ISSUE: Why we may NOT wish to run this: Running this stylesheet will affect our readout of collation variance. Consider the case of variant passages where one or more witnesses are not present and have no material to compare. This may be because, in the case of the ms notebooks, we simply do not have any material, or it may be because, in the case of the 1831 edition, a passage was heavily altered and cut, and there isn't any material present. High Levenshtein values are produced in each case.
As of 2019-03-16 (ebb), I'm deciding NOT to run this stylesheet so that the team can evaluate the Levenshtein results to represent comparisons with omitted/missing material.
- REVISED (ebb): Revisiting on 3 July 2019 and May 2023: We DO want to run this because we're getting spurious high results for passages of really low variance.

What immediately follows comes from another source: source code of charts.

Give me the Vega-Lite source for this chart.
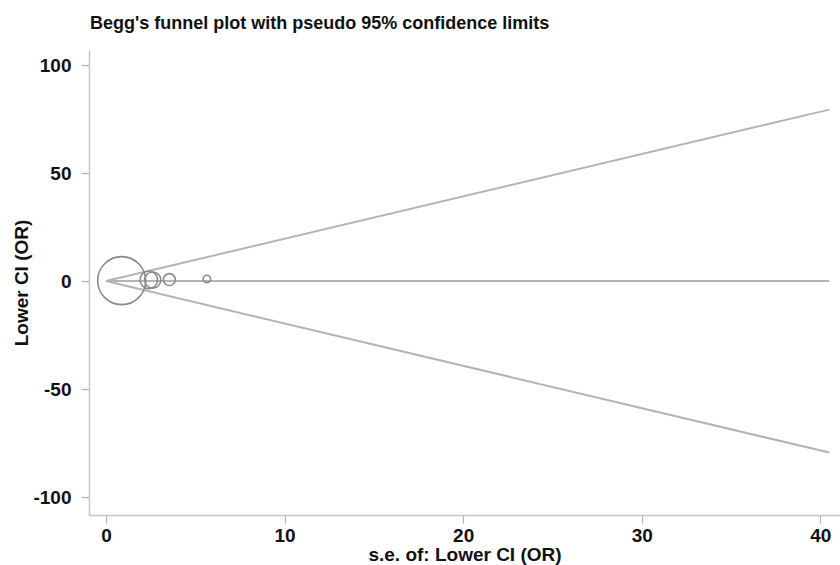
{
  "$schema": "https://vega.github.io/schema/vega-lite/v6.json",
  "autosize": {"type": "none"},
  "width": 751,
  "height": 465,
  "padding": {"left": 89, "top": 50, "right": 0, "bottom": 50},
  "background": "white",
  "title": {
    "text": "Begg's funnel plot with pseudo 95% confidence limits",
    "anchor": "start",
    "frame": "group",
    "font": "Liberation Sans",
    "fontSize": 18,
    "fontWeight": "bold",
    "color": "#111111",
    "offset": 17,
    "dx": 1
  },
  "config": {
    "view": {"stroke": null},
    "axis": {
      "grid": false,
      "domainColor": "#c4c4c4",
      "domainWidth": 1.5,
      "tickColor": "#b0b0b0",
      "tickWidth": 1.2,
      "tickSize": 8,
      "labelFont": "Liberation Sans",
      "labelFontSize": 19,
      "labelFontWeight": "bold",
      "labelColor": "#111111",
      "labelExpr": "'' + datum.value",
      "titleFont": "Liberation Sans",
      "titleFontSize": 19,
      "titleFontWeight": "bold",
      "titleColor": "#111111"
    }
  },
  "datasets": {
    "limits": [
      {"se": 0, "value": 0, "line": "upper"},
      {"se": 40.5, "value": 79.4, "line": "upper"},
      {"se": 0, "value": 0, "line": "lower"},
      {"se": 40.5, "value": -79.4, "line": "lower"},
      {"se": 0, "value": 0, "line": "pooled"},
      {"se": 40.5, "value": 0, "line": "pooled"}
    ],
    "studies": [
      {"se": 0.88, "lowerci": 0.2, "weight": 1.291},
      {"se": 2.4, "lowerci": 0.6, "weight": 0.174},
      {"se": 2.62, "lowerci": 0.5, "weight": 0.146},
      {"se": 3.55, "lowerci": 0.7, "weight": 0.079},
      {"se": 5.65, "lowerci": 1.0, "weight": 0.0313}
    ]
  },
  "layer": [
    {
      "data": {"name": "limits"},
      "mark": {"type": "line", "color": "#b4b4b4", "strokeWidth": 2, "clip": true},
      "encoding": {
        "x": {
          "field": "se", "type": "quantitative",
          "scale": {"domain": [-0.95, 41.1], "nice": false, "zero": false},
          "axis": {"values": [0, 10, 20, 30, 40], "title": "s.e. of: Lower CI (OR)", "titlePadding": 0, "labelPadding": 3}
        },
        "y": {
          "field": "value", "type": "quantitative",
          "scale": {"domain": [-108.3, 107], "nice": false, "zero": false},
          "axis": {"values": [-100, -50, 0, 50, 100], "title": "Lower CI (OR)", "titlePadding": 1, "labelPadding": 10}
        },
        "detail": {"field": "line"}
      }
    },
    {
      "data": {"name": "studies"},
      "mark": {"type": "point", "shape": "circle", "filled": false, "color": "#8a8a8a", "strokeWidth": 1.6, "opacity": 1},
      "encoding": {
        "x": {"field": "se", "type": "quantitative"},
        "y": {"field": "lowerci", "type": "quantitative"},
        "size": {
          "field": "weight", "type": "quantitative",
          "scale": {"type": "linear", "domain": [0, 1.291], "range": [0, 2304], "zero": true},
          "legend": null
        }
      }
    }
  ]
}
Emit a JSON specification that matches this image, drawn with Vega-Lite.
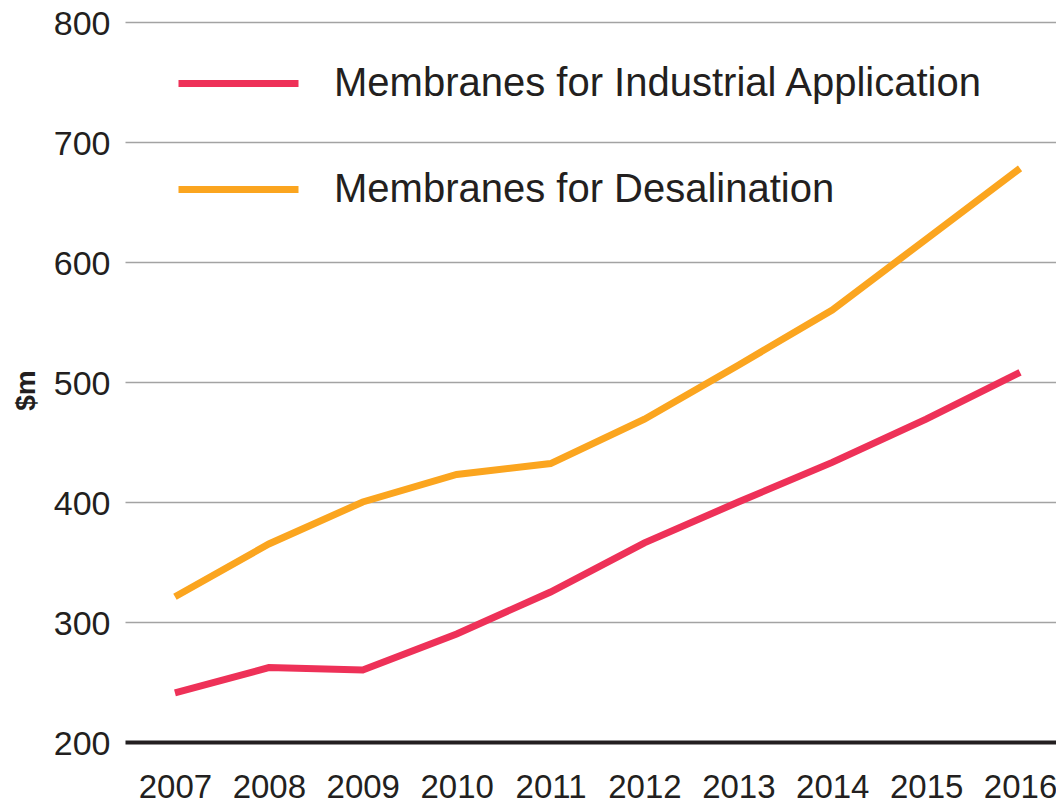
{
  "$schema": "https://vega.github.io/schema/vega-lite/v6.json",
  "width": 931,
  "height": 720,
  "autosize": {"type": "none"},
  "padding": {"left": 125, "top": 22, "right": 0, "bottom": 60},
  "background": "white",
  "config": {
    "view": {"stroke": null},
    "font": "Liberation Sans"
  },
  "data": {
    "values": [
      {"year": 2007, "series": "Membranes for Industrial Application", "value": 241},
      {"year": 2008, "series": "Membranes for Industrial Application", "value": 262},
      {"year": 2009, "series": "Membranes for Industrial Application", "value": 260},
      {"year": 2010, "series": "Membranes for Industrial Application", "value": 290},
      {"year": 2011, "series": "Membranes for Industrial Application", "value": 325},
      {"year": 2012, "series": "Membranes for Industrial Application", "value": 366},
      {"year": 2013, "series": "Membranes for Industrial Application", "value": 400},
      {"year": 2014, "series": "Membranes for Industrial Application", "value": 433},
      {"year": 2015, "series": "Membranes for Industrial Application", "value": 469},
      {"year": 2016, "series": "Membranes for Industrial Application", "value": 508},
      {"year": 2007, "series": "Membranes for Desalination", "value": 321},
      {"year": 2008, "series": "Membranes for Desalination", "value": 365},
      {"year": 2009, "series": "Membranes for Desalination", "value": 400},
      {"year": 2010, "series": "Membranes for Desalination", "value": 423},
      {"year": 2011, "series": "Membranes for Desalination", "value": 432},
      {"year": 2012, "series": "Membranes for Desalination", "value": 469},
      {"year": 2013, "series": "Membranes for Desalination", "value": 514},
      {"year": 2014, "series": "Membranes for Desalination", "value": 560},
      {"year": 2015, "series": "Membranes for Desalination", "value": 619},
      {"year": 2016, "series": "Membranes for Desalination", "value": 678}
    ]
  },
  "mark": {"type": "line", "strokeWidth": 7, "strokeCap": "butt", "strokeJoin": "miter"},
  "encoding": {
    "x": {
      "field": "year",
      "type": "quantitative",
      "scale": {"domain": [2006.468, 2016.383], "nice": false, "zero": false},
      "axis": {
        "values": [2007, 2008, 2009, 2010, 2011, 2012, 2013, 2014, 2015, 2016],
        "format": "d",
        "title": null,
        "grid": false,
        "domain": false,
        "ticks": false,
        "labelFontSize": 33,
        "labelColor": "#231F20",
        "labelPadding": 29,
        "labelFlush": false,
        "labelOverlap": false
      }
    },
    "y": {
      "field": "value",
      "type": "quantitative",
      "scale": {"domain": [200, 800], "nice": false, "zero": false},
      "axis": {
        "values": [200, 300, 400, 500, 600, 700, 800],
        "title": "$m",
        "titleFontSize": 28,
        "titleFontWeight": "bold",
        "titleColor": "#231F20",
        "titleX": -85,
        "titleY": 368,
        "grid": true,
        "gridColor": {"condition": {"test": "datum.value === 200", "value": "#231F20"}, "value": "#A3A3A3"},
        "gridWidth": {"condition": {"test": "datum.value === 200", "value": 4}, "value": 1.5},
        "domain": false,
        "ticks": false,
        "labelFontSize": 34,
        "labelColor": "#231F20",
        "labelPadding": 15,
        "labelOffset": 2
      }
    },
    "color": {
      "field": "series",
      "type": "nominal",
      "sort": ["Membranes for Industrial Application", "Membranes for Desalination"],
      "scale": {
        "domain": ["Membranes for Industrial Application", "Membranes for Desalination"],
        "range": ["#EE3158", "#FBA51F"]
      },
      "legend": {
        "title": null,
        "orient": "none",
        "legendX": 90,
        "legendY": 38,
        "padding": 0,
        "symbolType": "M-3,0H3",
        "symbolSize": 1600,
        "symbolStrokeWidth": 7,
        "labelOffset": 72,
        "labelFontSize": 40,
        "labelColor": "#231F20",
        "labelLimit": 0,
        "rowPadding": 62
      }
    }
  }
}
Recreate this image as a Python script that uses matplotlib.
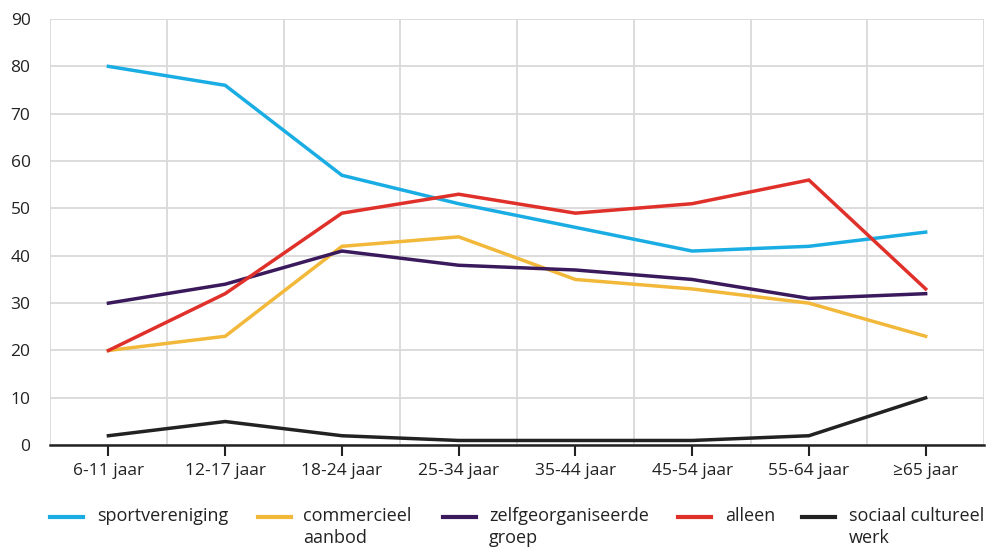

- Confirmed (ebb and yxj 26 June 2023): Yes, we do want to run this because it yields accurate maximum Levenshtein distance calculations for text-bearing passages demonstrating variation.
Run spine_addLevWeights.xsl
- Input:
preLev_standoff_Spine
directory
- Output:
standoff_Spine
directory
- This stage prepares the standoff “spine” files containing pointers to edition files and edit-distance data on which the Variorum reading interface depends.
- 2018-10-24 updated 2019-03-16 ebb: This stylesheet maps the maximum Levenshtein distance value for each app onto the spine files. Run this over
FV_LevDists-weighted.xml
(the XML generated by the Python script that calculates Levenshtein distances at each app location and stores them in feature structures.)